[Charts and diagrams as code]
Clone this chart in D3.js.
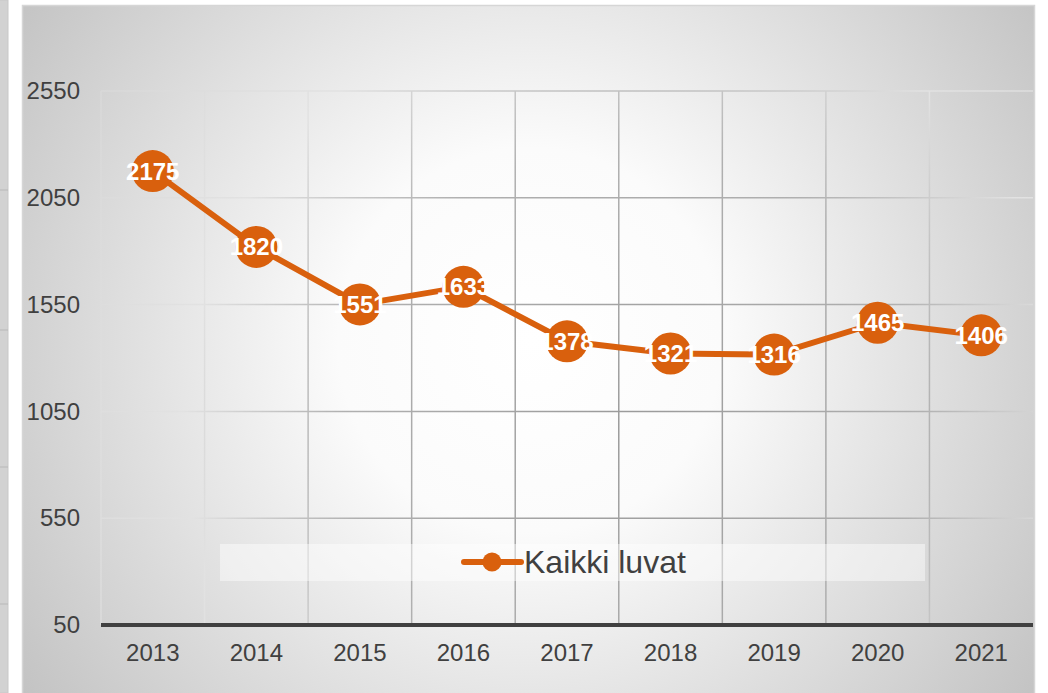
<!DOCTYPE html>
<html>
<head>
<meta charset="utf-8">
<script src="https://cdn.jsdelivr.net/npm/d3@7"></script>
<style>
  html, body { margin: 0; padding: 0; background: #fff; }
  svg { display: block; font-family: "Liberation Sans", Arial, sans-serif; }
</style>
</head>
<body>
<div id="chart"></div>
<script>
// chart data
const years = ["2013", "2014", "2015", "2016", "2017", "2018", "2019", "2020", "2021"];
const permits = [2175, 1820, 1551, 1633, 1378, 1321, 1316, 1465, 1406];
const yTicks = [50, 550, 1050, 1550, 2050, 2550];
const seriesName = "Kaikki luvat";

const W = 1048, H = 693;
const margin = {top: 91, right: 15, bottom: 68, left: 101};
const width = W - margin.left - margin.right,
      height = H - margin.top - margin.bottom;
const orange = "#d9600d", ink = "#404040";

const svg = d3.select("#chart").append("svg")
  .attr("width", W)
  .attr("height", H);

const defs = svg.append("defs");

// panel background: white centre fading to grey at the edges
const bg = defs.append("radialGradient")
  .attr("id", "bgGrad")
  .attr("gradientUnits", "userSpaceOnUse")
  .attr("cx", 530).attr("cy", 340).attr("r", 640);
bg.append("stop").attr("offset", "0%").attr("stop-color", "#ffffff");
bg.append("stop").attr("offset", "30%").attr("stop-color", "#fbfbfb");
bg.append("stop").attr("offset", "100%").attr("stop-color", "#c0c0c0");

// grid lines are darker in the middle, lighter towards the edges
const gg = defs.append("radialGradient")
  .attr("id", "gridGrad")
  .attr("gradientUnits", "userSpaceOnUse")
  .attr("cx", 530).attr("cy", 340).attr("r", 640);
gg.append("stop").attr("offset", "0%").attr("stop-color", "#9a9a9a");
gg.append("stop").attr("offset", "45%").attr("stop-color", "#b0b0b0");
gg.append("stop").attr("offset", "70%").attr("stop-color", "#e2e2e2");
gg.append("stop").attr("offset", "100%").attr("stop-color", "#d8d8d8");

// neighbouring panel sliver on the left
svg.append("rect")
  .attr("x", -10).attr("y", 0).attr("width", 18).attr("height", H)
  .attr("fill", "#d2d2d2").attr("stroke", "#c8c8c8");
[190, 330, 467, 604].forEach(yy => {
  svg.append("line")
    .attr("x1", 0).attr("x2", 8).attr("y1", yy).attr("y2", yy)
    .attr("stroke", "#b8b8b8");
});

// main panel
svg.append("rect")
  .attr("x", 22.5).attr("y", 5.5).attr("width", 1012).attr("height", H + 10)
  .attr("fill", "url(#bgGrad)")
  .attr("stroke", "#d6d6d6").attr("stroke-width", 1.5);

const g = svg.append("g")
  .attr("transform", "translate(" + margin.left + "," + margin.top + ")");

const x = d3.scaleBand()
  .domain(years)
  .range([0, width]);

const y = d3.scaleLinear()
  .domain([50, 2550])
  .range([height, 0]);

// horizontal grid
g.append("g")
  .selectAll("line")
  .data(yTicks.slice(1))
  .join("line")
  .attr("x1", 0).attr("x2", width)
  .attr("y1", d => y(d)).attr("y2", d => y(d))
  .attr("stroke", "url(#gridGrad)")
  .attr("stroke-width", 1.5);

// vertical grid at category boundaries
g.append("g")
  .selectAll("line")
  .data(years)
  .join("line")
  .attr("x1", d => x(d)).attr("x2", d => x(d))
  .attr("y1", 0).attr("y2", height)
  .attr("stroke", "url(#gridGrad)")
  .attr("stroke-width", 1.5);

// y axis labels
const yAxis = d3.axisLeft(y)
  .tickValues(yTicks)
  .tickFormat(d3.format("d"))
  .tickSize(0)
  .tickPadding(21);
g.append("g")
  .attr("class", "y axis")
  .call(yAxis)
  .call(s => s.select(".domain").remove())
  .selectAll("text")
  .attr("fill", ink)
  .style("font-size", "24px")
  .style("font-family", "'Liberation Sans', Arial, sans-serif");

// x axis
const xAxis = d3.axisBottom(x)
  .tickSize(0)
  .tickPadding(19);
g.append("g")
  .attr("class", "x axis")
  .attr("transform", "translate(0," + height + ")")
  .call(xAxis)
  .call(s => s.select(".domain").remove())
  .selectAll("text")
  .attr("fill", ink)
  .style("font-size", "24px")
  .style("font-family", "'Liberation Sans', Arial, sans-serif");

g.append("line")
  .attr("x1", 0).attr("x2", width)
  .attr("y1", height).attr("y2", height)
  .attr("stroke", ink)
  .attr("stroke-width", 4);

// legend box
const legend = svg.append("g");
legend.append("rect")
  .attr("x", 220).attr("y", 544).attr("width", 705).attr("height", 37)
  .attr("fill", "#ffffff").attr("fill-opacity", 0.45);
legend.append("line")
  .attr("x1", 464).attr("x2", 521).attr("y1", 562).attr("y2", 562)
  .attr("stroke", orange).attr("stroke-width", 6).attr("stroke-linecap", "round");
legend.append("circle")
  .attr("cx", 492).attr("cy", 562).attr("r", 9.5)
  .attr("fill", orange);
legend.append("text")
  .attr("x", 524).attr("y", 573)
  .attr("fill", ink)
  .style("font-size", "32px")
  .text(seriesName);

// series line
const data = years.map((d, i) => ({year: d, value: permits[i]}));
const cx = d => x(d.year) + x.bandwidth() / 2;

const line = d3.line()
  .x(cx)
  .y(d => y(d.value));

g.append("path")
  .datum(data)
  .attr("fill", "none")
  .attr("stroke", orange)
  .attr("stroke-width", 6)
  .attr("stroke-linejoin", "round")
  .attr("d", line);

g.selectAll("circle.pt")
  .data(data)
  .join("circle")
  .attr("class", "pt")
  .attr("cx", cx)
  .attr("cy", d => y(d.value))
  .attr("r", 21)
  .attr("fill", orange);

g.selectAll("text.lbl")
  .data(data)
  .join("text")
  .attr("class", "lbl")
  .attr("x", cx)
  .attr("y", d => y(d.value))
  .attr("dy", "0.35em")
  .attr("text-anchor", "middle")
  .attr("fill", "#ffffff")
  .style("font-size", "24px")
  .style("font-weight", "bold")
  .text(d => d.value);
</script>
</body>
</html>
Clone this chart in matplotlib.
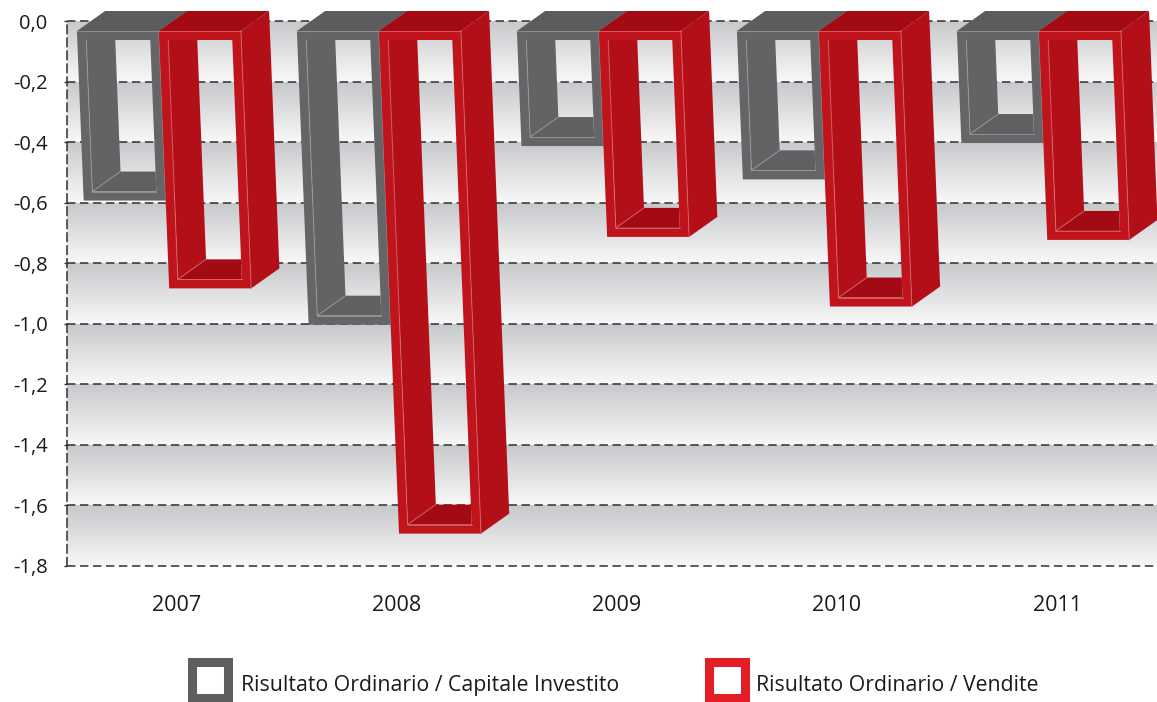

— Task to complete —
Leave the pictures out and reproduce each record exactly as written.

— Solution to this problem —
Clone this chart in D3.js.
<!DOCTYPE html>
<html>
<head>
<meta charset="utf-8">
<script src="https://cdn.jsdelivr.net/npm/d3@7"></script>
<style>
  html, body { margin: 0; padding: 0; background: #fff; }
  svg { display: block; font-family: "Liberation Sans", Arial, sans-serif; }
</style>
</head>
<body>
<div id="chart"></div>
<script>
// chart data
const years = ["2013", "2014", "2015", "2016", "2017", "2018", "2019", "2020", "2021"];
const permits = [2175, 1820, 1551, 1633, 1378, 1321, 1316, 1465, 1406];
const yTicks = [50, 550, 1050, 1550, 2050, 2550];
const seriesName = "Kaikki luvat";

const W = 1048, H = 693;
const margin = {top: 91, right: 15, bottom: 68, left: 101};
const width = W - margin.left - margin.right,
      height = H - margin.top - margin.bottom;
const orange = "#d9600d", ink = "#404040";

const svg = d3.select("#chart").append("svg")
  .attr("width", W)
  .attr("height", H);

const defs = svg.append("defs");

// panel background: white centre fading to grey at the edges
const bg = defs.append("radialGradient")
  .attr("id", "bgGrad")
  .attr("gradientUnits", "userSpaceOnUse")
  .attr("cx", 530).attr("cy", 340).attr("r", 640);
bg.append("stop").attr("offset", "0%").attr("stop-color", "#ffffff");
bg.append("stop").attr("offset", "30%").attr("stop-color", "#fbfbfb");
bg.append("stop").attr("offset", "100%").attr("stop-color", "#c0c0c0");

// grid lines are darker in the middle, lighter towards the edges
const gg = defs.append("radialGradient")
  .attr("id", "gridGrad")
  .attr("gradientUnits", "userSpaceOnUse")
  .attr("cx", 530).attr("cy", 340).attr("r", 640);
gg.append("stop").attr("offset", "0%").attr("stop-color", "#9a9a9a");
gg.append("stop").attr("offset", "45%").attr("stop-color", "#b0b0b0");
gg.append("stop").attr("offset", "70%").attr("stop-color", "#e2e2e2");
gg.append("stop").attr("offset", "100%").attr("stop-color", "#d8d8d8");

// neighbouring panel sliver on the left
svg.append("rect")
  .attr("x", -10).attr("y", 0).attr("width", 18).attr("height", H)
  .attr("fill", "#d2d2d2").attr("stroke", "#c8c8c8");
[190, 330, 467, 604].forEach(yy => {
  svg.append("line")
    .attr("x1", 0).attr("x2", 8).attr("y1", yy).attr("y2", yy)
    .attr("stroke", "#b8b8b8");
});

// main panel
svg.append("rect")
  .attr("x", 22.5).attr("y", 5.5).attr("width", 1012).attr("height", H + 10)
  .attr("fill", "url(#bgGrad)")
  .attr("stroke", "#d6d6d6").attr("stroke-width", 1.5);

const g = svg.append("g")
  .attr("transform", "translate(" + margin.left + "," + margin.top + ")");

const x = d3.scaleBand()
  .domain(years)
  .range([0, width]);

const y = d3.scaleLinear()
  .domain([50, 2550])
  .range([height, 0]);

// horizontal grid
g.append("g")
  .selectAll("line")
  .data(yTicks.slice(1))
  .join("line")
  .attr("x1", 0).attr("x2", width)
  .attr("y1", d => y(d)).attr("y2", d => y(d))
  .attr("stroke", "url(#gridGrad)")
  .attr("stroke-width", 1.5);

// vertical grid at category boundaries
g.append("g")
  .selectAll("line")
  .data(years)
  .join("line")
  .attr("x1", d => x(d)).attr("x2", d => x(d))
  .attr("y1", 0).attr("y2", height)
  .attr("stroke", "url(#gridGrad)")
  .attr("stroke-width", 1.5);

// y axis labels
const yAxis = d3.axisLeft(y)
  .tickValues(yTicks)
  .tickFormat(d3.format("d"))
  .tickSize(0)
  .tickPadding(21);
g.append("g")
  .attr("class", "y axis")
  .call(yAxis)
  .call(s => s.select(".domain").remove())
  .selectAll("text")
  .attr("fill", ink)
  .style("font-size", "24px")
  .style("font-family", "'Liberation Sans', Arial, sans-serif");

// x axis
const xAxis = d3.axisBottom(x)
  .tickSize(0)
  .tickPadding(19);
g.append("g")
  .attr("class", "x axis")
  .attr("transform", "translate(0," + height + ")")
  .call(xAxis)
  .call(s => s.select(".domain").remove())
  .selectAll("text")
  .attr("fill", ink)
  .style("font-size", "24px")
  .style("font-family", "'Liberation Sans', Arial, sans-serif");

g.append("line")
  .attr("x1", 0).attr("x2", width)
  .attr("y1", height).attr("y2", height)
  .attr("stroke", ink)
  .attr("stroke-width", 4);

// legend box
const legend = svg.append("g");
legend.append("rect")
  .attr("x", 220).attr("y", 544).attr("width", 705).attr("height", 37)
  .attr("fill", "#ffffff").attr("fill-opacity", 0.45);
legend.append("line")
  .attr("x1", 464).attr("x2", 521).attr("y1", 562).attr("y2", 562)
  .attr("stroke", orange).attr("stroke-width", 6).attr("stroke-linecap", "round");
legend.append("circle")
  .attr("cx", 492).attr("cy", 562).attr("r", 9.5)
  .attr("fill", orange);
legend.append("text")
  .attr("x", 524).attr("y", 573)
  .attr("fill", ink)
  .style("font-size", "32px")
  .text(seriesName);

// series line
const data = years.map((d, i) => ({year: d, value: permits[i]}));
const cx = d => x(d.year) + x.bandwidth() / 2;

const line = d3.line()
  .x(cx)
  .y(d => y(d.value));

g.append("path")
  .datum(data)
  .attr("fill", "none")
  .attr("stroke", orange)
  .attr("stroke-width", 6)
  .attr("stroke-linejoin", "round")
  .attr("d", line);

g.selectAll("circle.pt")
  .data(data)
  .join("circle")
  .attr("class", "pt")
  .attr("cx", cx)
  .attr("cy", d => y(d.value))
  .attr("r", 21)
  .attr("fill", orange);

g.selectAll("text.lbl")
  .data(data)
  .join("text")
  .attr("class", "lbl")
  .attr("x", cx)
  .attr("y", d => y(d.value))
  .attr("dy", "0.35em")
  .attr("text-anchor", "middle")
  .attr("fill", "#ffffff")
  .style("font-size", "24px")
  .style("font-weight", "bold")
  .text(d => d.value);
</script>
</body>
</html>
Clone this chart in matplotlib.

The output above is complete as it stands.